October 23, 1915: 25,000 women marched in NYC demanding the right to vote.
August 26, 1920: The Nineteenth Amendment was adopted, granting women the right to vote. It was nicknamed the "Anthony" amendment in recognition of the lobbying efforts of suffragette Susan B. Anthony.
July 2, 1946: As a result of two decisions handed down by the Supreme Court in 1944, both upholding the right of Blacks to vote in primary elections, blacks in Mississippi vote for the first time in that state's Democratic primary.
March 29, 1961: Ratification of the 23rd amendment to the Constitution gave residents of Washington, D.C., right to vote in presidential elections.
May 20, 1993: The "motor-voter" bill was signed by President Bill Clinton, allowing citizens to register to vote when applying for a driver's license.
August 26: Women's Equality Day
Formerly known as Woman Suffrage Day, this day marks the ratification of the 19th Amendment to the U.S. Constitution (1920), granting women the right to vote.

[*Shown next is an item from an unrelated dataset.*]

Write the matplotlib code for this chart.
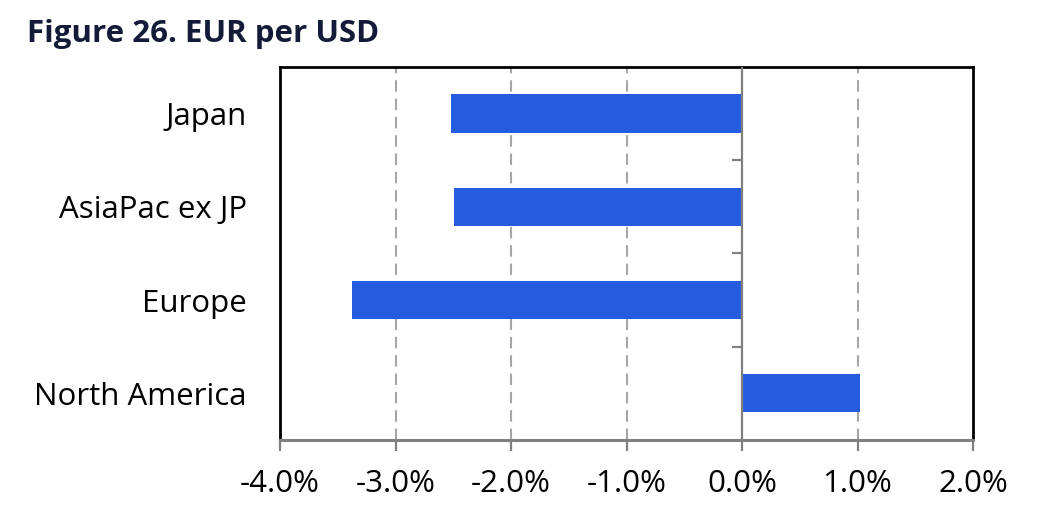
import matplotlib.pyplot as plt
from matplotlib import markers
from matplotlib.ticker import FuncFormatter

# data
regions = ["Japan", "AsiaPac ex JP", "Europe", "North America"]
values = [-2.52, -2.49, -3.38, 1.02]
x_ticks = [-4, -3, -2, -1, 0, 1, 2]

bar_color = "#245BDF"
grid_color = "#A6A6A6"
axis_gray = "#808080"

plt.rcParams['font.family'] = ['Open Sans', 'DejaVu Sans']

fig = plt.figure(figsize=(10.58, 5.11), dpi=100)
ax = fig.add_axes([0.2647, 0.139, 0.655, 0.730])

pos = list(range(len(regions)))
ax.barh(pos, values, height=0.41, color=bar_color, zorder=3)
ax.set_ylim(len(regions) - 0.5, -0.5)
ax.set_xlim(x_ticks[0], x_ticks[-1])

# dashed gridlines
for t in x_ticks[1:-1]:
    if t != 0:
        ax.axvline(t, color=grid_color, linestyle=(0, (5.5, 3.3)), linewidth=1.5, zorder=1)

# zero axis with small ticks at category boundaries
ax.axvline(0, color=axis_gray, linewidth=1.6, zorder=4)
ax.plot([0] * (len(regions) - 1), [p + 0.5 for p in pos[:-1]], linestyle="none",
        marker=markers.TICKLEFT, markersize=7, markeredgewidth=1.6, color=axis_gray, zorder=4)

ax.set_xticks(x_ticks)
ax.xaxis.set_major_formatter(FuncFormatter(lambda v, _: f"{v:.1f}%"))
ax.set_yticks(pos)
ax.set_yticklabels(regions)

ax.tick_params(axis="x", direction="out", length=8, width=1.6, color=axis_gray,
               labelsize=22.5, pad=13, labelcolor="black")
ax.tick_params(axis="y", length=0, labelsize=22.5, pad=24, labelcolor="black")

for side in ["top", "left", "right"]:
    ax.spines[side].set_color("black")
    ax.spines[side].set_linewidth(2)
ax.spines["bottom"].set_color(axis_gray)
ax.spines["bottom"].set_linewidth(2.2)

fig.text(0.0255, 0.933, "Figure 26. EUR per USD", fontsize=22.5, fontweight="bold",
         color="#131B38", ha="left", va="center")

fig.savefig("out.png", dpi=100)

Ratification came in Tennessee, where suffragist (Anitia) Lili Pollitzer, age 25, persuaded Tennessee state legislator Harry T. Burn, age 24, to cast the deciding vote. "I know that a mother's advice is always safest for a boy to follow," he said, "and my mother wanted me to vote for ratification." The country's 26 million voting-age women were enfranchised by this change in the Constitution. Longtime suffragist Carrie Chapman Catt summed up her experiences in the battle this way: "Never in the history of politics has there been such a nefarious lobby as labored to block the ratification." Upon ratification, Catt founded the League of Women Voters, an organization now dedicated to providing impartial, in-depth information about candidates, platforms, and ballot issues.